*GIVEN INFORMATION*.
******

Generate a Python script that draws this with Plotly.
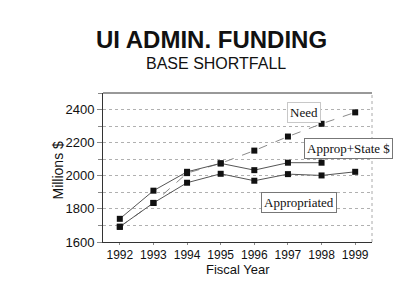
import plotly.graph_objects as go

years = [1992, 1993, 1994, 1995, 1996, 1997, 1998, 1999]
need = [1692, 1836, 2016, 2075, 2152, 2237, 2314, 2383]
approp_state = [1740, 1910, 2024, 2075, 2034, 2079, 2079, None]
appropriated = [1692, 1836, 1958, 2012, 1970, 2010, 2002, 2024]
y_ticks = [1600, 1800, 2000, 2200, 2400]

fig = go.Figure()
fig.add_trace(go.Scatter(x=years, y=need, mode="lines+markers", name="Need",
                         line=dict(color="#8a8a8a", width=1, dash="dash"),
                         marker=dict(symbol="square", size=6, color="#111")))
fig.add_trace(go.Scatter(x=years, y=approp_state, mode="lines+markers", name="Approp+State $",
                         line=dict(color="#555", width=1),
                         marker=dict(symbol="square", size=6, color="#111")))
fig.add_trace(go.Scatter(x=years, y=appropriated, mode="lines+markers", name="Appropriated",
                         line=dict(color="#555", width=1),
                         marker=dict(symbol="square", size=6, color="#111")))

serif = "Liberation Serif, Times New Roman, serif"
sans = "Liberation Sans, Arial, sans-serif"

fig.update_layout(
    width=400, height=302,
    margin=dict(l=103, r=28, t=93, b=60),
    paper_bgcolor="white", plot_bgcolor="white",
    showlegend=False,
    font=dict(family=sans, color="#111"),
    xaxis=dict(range=[1991.5, 1999.5], tickmode="array", tickvals=years,
               ticktext=[str(y) for y in years], showgrid=False,
               showline=True, linecolor="#333", linewidth=1, mirror=False,
               ticks="outside", ticklen=2, tickcolor="#888",
               tickfont=dict(size=12, family=sans, color="#111"), zeroline=False),
    yaxis=dict(range=[1600, 2500], tickmode="array", tickvals=y_ticks,
               ticktext=[str(v) for v in y_ticks],
               showgrid=True, gridcolor="#b0b0b0", griddash="dot", gridwidth=1,
               minor=dict(dtick=100, showgrid=True, gridcolor="#b0b0b0", griddash="dot",
                          ticks="outside", ticklen=4, tickcolor="#888"),
               showline=True, linecolor="#333", linewidth=1,
               ticks="outside", ticklen=5, tickcolor="#888",
               tickfont=dict(size=13, family=sans, color="#111"), zeroline=False),
)

# plot frame: solid top, dotted right
fig.add_shape(type="line", xref="paper", yref="paper", x0=0, x1=1, y0=1, y1=1,
              line=dict(color="#333", width=1))
fig.add_shape(type="line", xref="paper", yref="paper", x0=1, x1=1, y0=0, y1=1,
              line=dict(color="#aaa", width=1, dash="dot"))

# titles
fig.add_annotation(text="<b>UI ADMIN. FUNDING</b>", xref="paper", yref="paper",
                   x=0.404, y=1.36, xanchor="center", yanchor="middle", showarrow=False,
                   font=dict(size=24, family=sans, color="#111"))
fig.add_annotation(text="BASE SHORTFALL", xref="paper", yref="paper",
                   x=0.421, y=1.2, xanchor="center", yanchor="middle", showarrow=False,
                   font=dict(size=16, family=sans, color="#111"))
fig.add_annotation(text="Fiscal Year", xref="paper", yref="paper",
                   x=0.503, y=-0.185, xanchor="center", yanchor="middle", showarrow=False,
                   font=dict(size=13, family=sans, color="#111"))
fig.add_annotation(text="Millions $", xref="paper", yref="paper", textangle=-90,
                   x=-0.166, y=0.482, xanchor="center", yanchor="middle", showarrow=False,
                   font=dict(size=14, family=sans, color="#111"))

# series labels
fig.add_annotation(text="Need", x=1997.49, y=2382, showarrow=False,
                   xanchor="center", yanchor="middle",
                   font=dict(size=13, family=serif, color="#111"),
                   bordercolor="#c8c8c8", borderwidth=1, borderpad=2, bgcolor="white")
fig.add_annotation(text="Approp+State $", x=1998.79, y=2164, showarrow=False,
                   xanchor="center", yanchor="middle",
                   font=dict(size=13, family=serif, color="#111"),
                   bordercolor="#777", borderwidth=1, borderpad=2, bgcolor="white")
fig.add_annotation(text="Appropriated", x=1997.33, y=1837, showarrow=False,
                   xanchor="center", yanchor="middle",
                   font=dict(size=13, family=serif, color="#111"),
                   bordercolor="#777", borderwidth=1, borderpad=2, bgcolor="white")

fig.write_html("out.html")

******

*REQUEST*.
Using the data above, write out every line exactly, leaving the images behind.

*EXERCISE RESPONSE*.
Generate a Python script that draws this with Plotly.
import plotly.graph_objects as go

years = [1992, 1993, 1994, 1995, 1996, 1997, 1998, 1999]
need = [1692, 1836, 2016, 2075, 2152, 2237, 2314, 2383]
approp_state = [1740, 1910, 2024, 2075, 2034, 2079, 2079, None]
appropriated = [1692, 1836, 1958, 2012, 1970, 2010, 2002, 2024]
y_ticks = [1600, 1800, 2000, 2200, 2400]

fig = go.Figure()
fig.add_trace(go.Scatter(x=years, y=need, mode="lines+markers", name="Need",
                         line=dict(color="#8a8a8a", width=1, dash="dash"),
                         marker=dict(symbol="square", size=6, color="#111")))
fig.add_trace(go.Scatter(x=years, y=approp_state, mode="lines+markers", name="Approp+State $",
                         line=dict(color="#555", width=1),
                         marker=dict(symbol="square", size=6, color="#111")))
fig.add_trace(go.Scatter(x=years, y=appropriated, mode="lines+markers", name="Appropriated",
                         line=dict(color="#555", width=1),
                         marker=dict(symbol="square", size=6, color="#111")))

serif = "Liberation Serif, Times New Roman, serif"
sans = "Liberation Sans, Arial, sans-serif"

fig.update_layout(
    width=400, height=302,
    margin=dict(l=103, r=28, t=93, b=60),
    paper_bgcolor="white", plot_bgcolor="white",
    showlegend=False,
    font=dict(family=sans, color="#111"),
    xaxis=dict(range=[1991.5, 1999.5], tickmode="array", tickvals=years,
               ticktext=[str(y) for y in years], showgrid=False,
               showline=True, linecolor="#333", linewidth=1, mirror=False,
               ticks="outside", ticklen=2, tickcolor="#888",
               tickfont=dict(size=12, family=sans, color="#111"), zeroline=False),
    yaxis=dict(range=[1600, 2500], tickmode="array", tickvals=y_ticks,
               ticktext=[str(v) for v in y_ticks],
               showgrid=True, gridcolor="#b0b0b0", griddash="dot", gridwidth=1,
               minor=dict(dtick=100, showgrid=True, gridcolor="#b0b0b0", griddash="dot",
                          ticks="outside", ticklen=4, tickcolor="#888"),
               showline=True, linecolor="#333", linewidth=1,
               ticks="outside", ticklen=5, tickcolor="#888",
               tickfont=dict(size=13, family=sans, color="#111"), zeroline=False),
)

# plot frame: solid top, dotted right
fig.add_shape(type="line", xref="paper", yref="paper", x0=0, x1=1, y0=1, y1=1,
              line=dict(color="#333", width=1))
fig.add_shape(type="line", xref="paper", yref="paper", x0=1, x1=1, y0=0, y1=1,
              line=dict(color="#aaa", width=1, dash="dot"))

# titles
fig.add_annotation(text="<b>UI ADMIN. FUNDING</b>", xref="paper", yref="paper",
                   x=0.404, y=1.36, xanchor="center", yanchor="middle", showarrow=False,
                   font=dict(size=24, family=sans, color="#111"))
fig.add_annotation(text="BASE SHORTFALL", xref="paper", yref="paper",
                   x=0.421, y=1.2, xanchor="center", yanchor="middle", showarrow=False,
                   font=dict(size=16, family=sans, color="#111"))
fig.add_annotation(text="Fiscal Year", xref="paper", yref="paper",
                   x=0.503, y=-0.185, xanchor="center", yanchor="middle", showarrow=False,
                   font=dict(size=13, family=sans, color="#111"))
fig.add_annotation(text="Millions $", xref="paper", yref="paper", textangle=-90,
                   x=-0.166, y=0.482, xanchor="center", yanchor="middle", showarrow=False,
                   font=dict(size=14, family=sans, color="#111"))

# series labels
fig.add_annotation(text="Need", x=1997.49, y=2382, showarrow=False,
                   xanchor="center", yanchor="middle",
                   font=dict(size=13, family=serif, color="#111"),
                   bordercolor="#c8c8c8", borderwidth=1, borderpad=2, bgcolor="white")
fig.add_annotation(text="Approp+State $", x=1998.79, y=2164, showarrow=False,
                   xanchor="center", yanchor="middle",
                   font=dict(size=13, family=serif, color="#111"),
                   bordercolor="#777", borderwidth=1, borderpad=2, bgcolor="white")
fig.add_annotation(text="Appropriated", x=1997.33, y=1837, showarrow=False,
                   xanchor="center", yanchor="middle",
                   font=dict(size=13, family=serif, color="#111"),
                   bordercolor="#777", borderwidth=1, borderpad=2, bgcolor="white")

fig.write_html("out.html")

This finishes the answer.